### BRIEF
Return the data exactly, with all pictures removed.

-- BEGIN SOURCE DATA --

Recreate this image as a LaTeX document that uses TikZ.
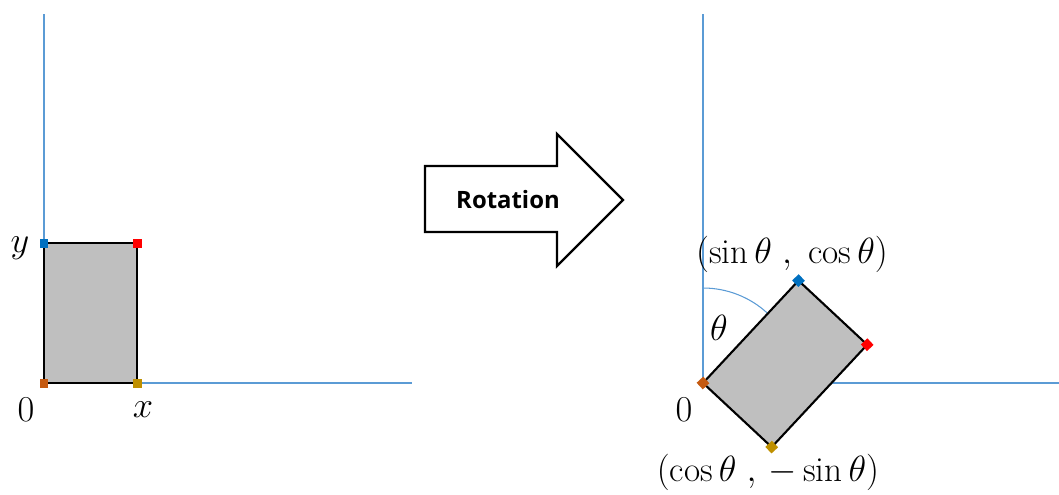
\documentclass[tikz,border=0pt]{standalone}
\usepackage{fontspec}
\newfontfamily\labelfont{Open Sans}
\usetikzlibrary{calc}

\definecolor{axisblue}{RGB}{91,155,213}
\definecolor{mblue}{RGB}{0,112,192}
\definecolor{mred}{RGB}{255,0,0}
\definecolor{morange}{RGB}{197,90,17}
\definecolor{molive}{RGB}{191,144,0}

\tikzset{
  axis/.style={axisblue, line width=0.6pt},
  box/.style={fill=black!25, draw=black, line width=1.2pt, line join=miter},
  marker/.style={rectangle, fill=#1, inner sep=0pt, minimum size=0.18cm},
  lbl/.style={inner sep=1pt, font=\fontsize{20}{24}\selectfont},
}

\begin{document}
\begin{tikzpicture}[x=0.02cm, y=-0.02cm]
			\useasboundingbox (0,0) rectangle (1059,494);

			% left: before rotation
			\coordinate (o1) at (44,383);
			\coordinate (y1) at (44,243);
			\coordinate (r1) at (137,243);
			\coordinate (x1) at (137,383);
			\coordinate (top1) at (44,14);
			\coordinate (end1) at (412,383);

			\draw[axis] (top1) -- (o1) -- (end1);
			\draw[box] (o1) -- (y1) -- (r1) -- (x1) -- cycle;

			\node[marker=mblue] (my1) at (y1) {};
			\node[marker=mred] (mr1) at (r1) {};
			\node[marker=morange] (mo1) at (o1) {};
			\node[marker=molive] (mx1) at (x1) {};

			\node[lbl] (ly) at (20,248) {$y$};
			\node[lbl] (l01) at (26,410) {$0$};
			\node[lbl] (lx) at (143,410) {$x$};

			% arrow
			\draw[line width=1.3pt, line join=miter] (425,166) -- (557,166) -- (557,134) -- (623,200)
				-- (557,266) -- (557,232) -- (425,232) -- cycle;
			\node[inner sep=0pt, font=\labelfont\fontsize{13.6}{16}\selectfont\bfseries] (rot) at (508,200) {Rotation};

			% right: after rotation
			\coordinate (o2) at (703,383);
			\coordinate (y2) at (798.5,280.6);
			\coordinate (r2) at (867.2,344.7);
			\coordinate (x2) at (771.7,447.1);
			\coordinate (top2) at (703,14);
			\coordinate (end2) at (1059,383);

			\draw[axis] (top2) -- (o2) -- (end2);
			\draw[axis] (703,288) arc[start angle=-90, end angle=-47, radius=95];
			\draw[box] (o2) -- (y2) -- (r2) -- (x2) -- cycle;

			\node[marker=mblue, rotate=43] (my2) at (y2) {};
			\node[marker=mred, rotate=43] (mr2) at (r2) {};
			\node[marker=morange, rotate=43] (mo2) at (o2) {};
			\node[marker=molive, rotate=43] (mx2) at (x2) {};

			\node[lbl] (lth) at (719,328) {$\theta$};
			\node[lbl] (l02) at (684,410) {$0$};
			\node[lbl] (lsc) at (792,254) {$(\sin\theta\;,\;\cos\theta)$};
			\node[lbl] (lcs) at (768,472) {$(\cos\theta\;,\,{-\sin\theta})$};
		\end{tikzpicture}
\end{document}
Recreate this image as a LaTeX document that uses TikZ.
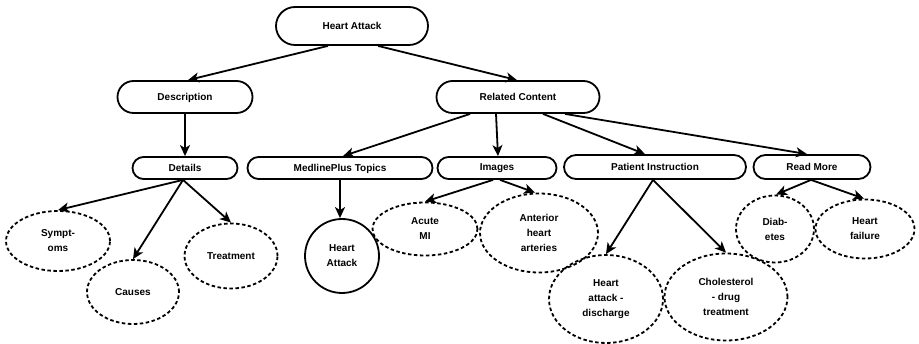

-- END SOURCE DATA --

### SOLUTION TO THE EXERCISE
Recreate this image as a LaTeX document that uses TikZ.
\documentclass[tikz,border=0pt]{standalone}
\usepackage{fontspec}
\newfontfamily\labelfont{Open Sans}
\usetikzlibrary{calc}

\definecolor{axisblue}{RGB}{91,155,213}
\definecolor{mblue}{RGB}{0,112,192}
\definecolor{mred}{RGB}{255,0,0}
\definecolor{morange}{RGB}{197,90,17}
\definecolor{molive}{RGB}{191,144,0}

\tikzset{
  axis/.style={axisblue, line width=0.6pt},
  box/.style={fill=black!25, draw=black, line width=1.2pt, line join=miter},
  marker/.style={rectangle, fill=#1, inner sep=0pt, minimum size=0.18cm},
  lbl/.style={inner sep=1pt, font=\fontsize{20}{24}\selectfont},
}

\begin{document}
\begin{tikzpicture}[x=0.02cm, y=-0.02cm]
			\useasboundingbox (0,0) rectangle (1059,494);

			% left: before rotation
			\coordinate (o1) at (44,383);
			\coordinate (y1) at (44,243);
			\coordinate (r1) at (137,243);
			\coordinate (x1) at (137,383);
			\coordinate (top1) at (44,14);
			\coordinate (end1) at (412,383);

			\draw[axis] (top1) -- (o1) -- (end1);
			\draw[box] (o1) -- (y1) -- (r1) -- (x1) -- cycle;

			\node[marker=mblue] (my1) at (y1) {};
			\node[marker=mred] (mr1) at (r1) {};
			\node[marker=morange] (mo1) at (o1) {};
			\node[marker=molive] (mx1) at (x1) {};

			\node[lbl] (ly) at (20,248) {$y$};
			\node[lbl] (l01) at (26,410) {$0$};
			\node[lbl] (lx) at (143,410) {$x$};

			% arrow
			\draw[line width=1.3pt, line join=miter] (425,166) -- (557,166) -- (557,134) -- (623,200)
				-- (557,266) -- (557,232) -- (425,232) -- cycle;
			\node[inner sep=0pt, font=\labelfont\fontsize{13.6}{16}\selectfont\bfseries] (rot) at (508,200) {Rotation};

			% right: after rotation
			\coordinate (o2) at (703,383);
			\coordinate (y2) at (798.5,280.6);
			\coordinate (r2) at (867.2,344.7);
			\coordinate (x2) at (771.7,447.1);
			\coordinate (top2) at (703,14);
			\coordinate (end2) at (1059,383);

			\draw[axis] (top2) -- (o2) -- (end2);
			\draw[axis] (703,288) arc[start angle=-90, end angle=-47, radius=95];
			\draw[box] (o2) -- (y2) -- (r2) -- (x2) -- cycle;

			\node[marker=mblue, rotate=43] (my2) at (y2) {};
			\node[marker=mred, rotate=43] (mr2) at (r2) {};
			\node[marker=morange, rotate=43] (mo2) at (o2) {};
			\node[marker=molive, rotate=43] (mx2) at (x2) {};

			\node[lbl] (lth) at (719,328) {$\theta$};
			\node[lbl] (l02) at (684,410) {$0$};
			\node[lbl] (lsc) at (792,254) {$(\sin\theta\;,\;\cos\theta)$};
			\node[lbl] (lcs) at (768,472) {$(\cos\theta\;,\,{-\sin\theta})$};
		\end{tikzpicture}
\end{document}
Recreate this image as a LaTeX document that uses TikZ.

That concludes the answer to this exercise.